Let's look at the decomposition $[T]_\bff= [I]_\be^\bff [T]_\be [I]_\bff^\be$ and see what it's really saying. As before, $\bff$ is an arbitrary basis of $V$, but let's choose it to be $\bs$ since $\bs$ is the default basis for matrices, and let $[x]_\bs$ be the coordinates of a vector $x$ in this basis (which are trivially obtained: e.g. if $x=(1,2,3)$, then $[x]_\bs=[1 \quad 2 \quad 3]^\top$). $T$ acts on $x$, and we seek the resulting vector $Tx$--naturally corresponding to $[Tx]_\bs$, the coordinates of $Tx$ in $\bs$. The answer is in the matrix multiplication $[T]_\bs [x]_\bs = [I]_\be^\bs [T]_\be [I]_\bs^\be [x]_\bs$, which decomposes into a series of three multiplications.
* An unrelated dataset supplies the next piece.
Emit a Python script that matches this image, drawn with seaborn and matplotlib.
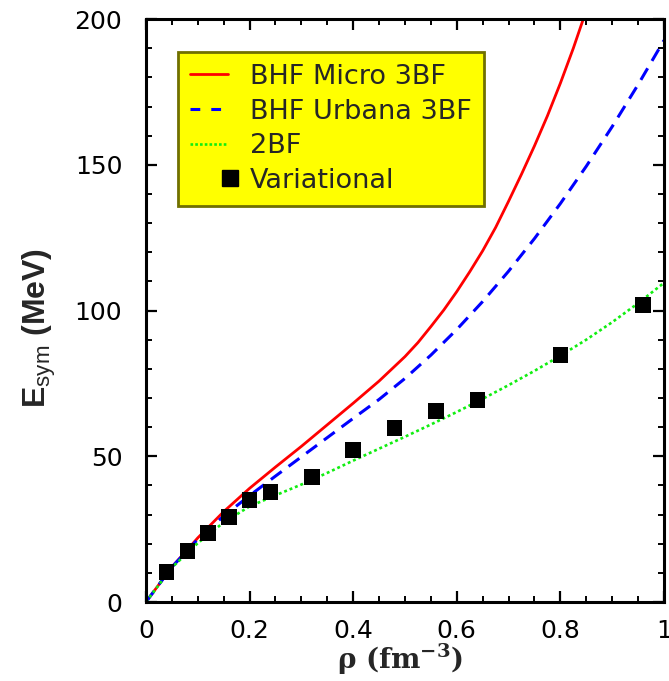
import numpy as np
import pandas as pd
import matplotlib
matplotlib.use("Agg")
import matplotlib.pyplot as plt
from matplotlib.lines import Line2D
from matplotlib.legend_handler import HandlerLine2D
from matplotlib.ticker import MultipleLocator
import seaborn as sns

# density grid (fm^-3) for the Urbana and 2BF curves
rho = [0.00, 0.05, 0.10, 0.15, 0.20, 0.25, 0.30, 0.35, 0.40, 0.45, 0.50,
       0.55, 0.60, 0.65, 0.70, 0.75, 0.80, 0.85, 0.90, 0.95, 1.00]
# symmetry energy (MeV)
esym_urbana = [0.0, 12.0, 21.5, 29.5, 36.5, 43.2, 49.8, 56.4, 63.0, 69.5, 76.7,
               84.7, 93.5, 103.1, 113.5, 124.7, 136.7, 149.5, 163.1, 177.5, 192.7]
esym_2bf = [0.0, 11.8, 20.2, 27.3, 32.8, 36.6, 40.3, 44.3, 48.5, 52.6, 56.7,
            60.9, 65.2, 69.7, 74.4, 79.3, 84.5, 90.0, 96.0, 102.5, 109.5]

# Micro 3BF curve, sampled more densely where it steepens
rho_micro = [0.00, 0.05, 0.10, 0.15, 0.20, 0.25, 0.30, 0.35, 0.40, 0.45, 0.50,
             0.525, 0.55, 0.575, 0.60, 0.625, 0.65, 0.675, 0.70, 0.725, 0.75,
             0.775, 0.80, 0.825, 0.85]
esym_micro = [0.0, 12.0, 22.0, 31.0, 39.0, 46.3, 53.4, 60.8, 68.2, 75.8, 84.2,
              89.0, 94.5, 100.2, 106.5, 113.3, 120.5, 128.5, 137.5, 146.8, 156.5,
              166.8, 178.0, 190.0, 203.0]

# variational results
rho_var = [0.04, 0.08, 0.12, 0.16, 0.20, 0.24, 0.32, 0.40, 0.48, 0.56, 0.64, 0.80, 0.96]
esym_var = [10.3, 17.5, 23.7, 29.2, 35.0, 37.7, 42.9, 52.1, 59.7, 65.5, 69.3, 84.7, 101.9]

labels = ["BHF Micro 3BF", "BHF Urbana 3BF", "2BF", "Variational"]

RED, BLUE, GREEN = "#ff0000", "#0000ff", "#11ee11"


class MarkerRight(HandlerLine2D):
    """Single legend marker placed at the right end of the handle."""
    def get_xdata(self, legend, xdescent, ydescent, width, height, fontsize):
        x0 = -xdescent
        xdata = np.array([x0 + 0.95 * width, x0 + 1.15 * width])
        return xdata, xdata


sns.set_theme(style="ticks")
plt.rcParams["font.family"] = ["DejaVu Sans"]
plt.rcParams["mathtext.fontset"] = "custom"
plt.rcParams["mathtext.rm"] = "Liberation Sans"
plt.rcParams["mathtext.it"] = "Liberation Sans:italic"
plt.rcParams["mathtext.bf"] = "Liberation Sans:bold"
plt.rcParams["mathtext.default"] = "regular"

fig = plt.figure(figsize=(6.69, 6.81), dpi=100)
ax = fig.add_axes([0.2182, 0.116, 0.7743, 0.856])

curves = pd.DataFrame({"rho": rho, "urbana": esym_urbana, "twobf": esym_2bf})
micro = pd.DataFrame({"rho": rho_micro, "esym": esym_micro})
points = pd.DataFrame({"rho": rho_var, "esym": esym_var})

sns.lineplot(data=micro, x="rho", y="esym", ax=ax, color=RED, linewidth=2.0)
sns.lineplot(data=curves, x="rho", y="urbana", ax=ax, color=BLUE, linewidth=2.2)
ax.lines[-1].set_dashes([4.4, 2.8])
sns.lineplot(data=curves, x="rho", y="twobf", ax=ax, color=GREEN, linewidth=1.9)
ax.lines[-1].set_dashes([1.1, 1.1])
sns.scatterplot(data=points, x="rho", y="esym", ax=ax, marker="s", s=125,
                color="black", edgecolor="none", zorder=5)

ax.set_xlim(0, 1)
ax.set_ylim(0, 200)
ax.xaxis.set_minor_locator(MultipleLocator(0.05))
ax.yaxis.set_major_locator(MultipleLocator(50))
ax.yaxis.set_minor_locator(MultipleLocator(10))
ax.set_xticks([0, 0.2, 0.4, 0.6, 0.8, 1.0])
ax.set_xticklabels(["0", "0.2", "0.4", "0.6", "0.8", "1"])

ax.tick_params(which="both", direction="in", top=True, right=True,
               colors="black", labelsize=18)
ax.tick_params(axis="x", pad=12)
ax.tick_params(axis="y", pad=17)
ax.tick_params(which="major", length=8, width=1.6)
ax.tick_params(which="minor", length=4.5, width=1.4)
for sp in ax.spines.values():
    sp.set_linewidth(2.2)
    sp.set_color("black")

ax.set_xlabel(r"ρ (fm$^{-3}$)", fontsize=20, fontweight="bold",
              family=["DejaVu Serif"])
ax.xaxis.set_label_coords(0.49, -0.069)
ax.set_ylabel(r"E$_{\mathrm{sym}}$ (MeV)", fontsize=23, fontweight="bold",
              family=["Liberation Sans"])
ax.yaxis.set_label_coords(-0.170, 0.47)

handles = [
    Line2D([], [], color=RED, linewidth=2.0),
    Line2D([], [], color=BLUE, linewidth=2.2, dashes=[3.2, 3.6]),
    Line2D([], [], color=GREEN, linewidth=1.9, dashes=[1.0, 0.8]),
    Line2D([], [], color="black", marker="s", markersize=11.5, linestyle="none"),
]
leg = ax.legend(handles, labels, loc="upper left",
                bbox_to_anchor=(0.062, 0.944), fontsize=19.5,
                frameon=True, fancybox=False, handlelength=1.4,
                handletextpad=0.8, labelspacing=0.32, borderpad=0.45,
                borderaxespad=0,
                handler_map={handles[3]: MarkerRight(numpoints=1)})
leg.get_frame().set_facecolor("#ffff00")
leg.get_frame().set_edgecolor("#707000")
leg.get_frame().set_linewidth(2.0)
leg.get_frame().set_alpha(1.0)

fig.savefig("out.png", dpi=100)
First, $S^{-1} =[I]_\bs^\be$ translates the coordinates of $x$ from $\bs$ to $\be$:

$$[I]_\bs^\be [x]_\bs = S^{-1}[x]_\bs = [x]_\be = \begin{bmatrix} c_1 & ... & c_n \end{bmatrix}^\top $$

Next, $\Lambda = [T]_\be$ describes the stretching of individual eigenvectors, corresponding to the rescaling of coordinates by eigenvalues:

$$ [T]_\be [I]_\bs^\be [x]_\bs = [T]_\be [x]_\be = \Lambda \begin{bmatrix} c_1 & ... & c_n \end{bmatrix}^\top = \begin{bmatrix} \lambda_1 c_1 & ... & \lambda_n c_n \end{bmatrix}^\top $$

Last step, $S=[I]_\be^\bs$ translates the resulting ``eigen-coordinates'' above back to the original basis $\bs$:

$$ [Tx]_\bs = [T]_\bs [x]_\bs = [I]_\be^\bs [T]_\be [I]_\bs^\be [x]_\bs = [I]_\be^\bs [T]_\be [x]_\be = S \begin{bmatrix} \lambda_1 c_1 & ... & \lambda_n c_n \end{bmatrix}^\top = c_1 \lambda_1 [e_1]_\bs + ..., + c_n \lambda_n [e_n]_\bs $$

Remember, column $j$ of $S= [I]_\be^\bs$ is, by definition $[e_j]_\bs$, the $j$th eigenvector of $T$ expressed in the original basis $\bs$.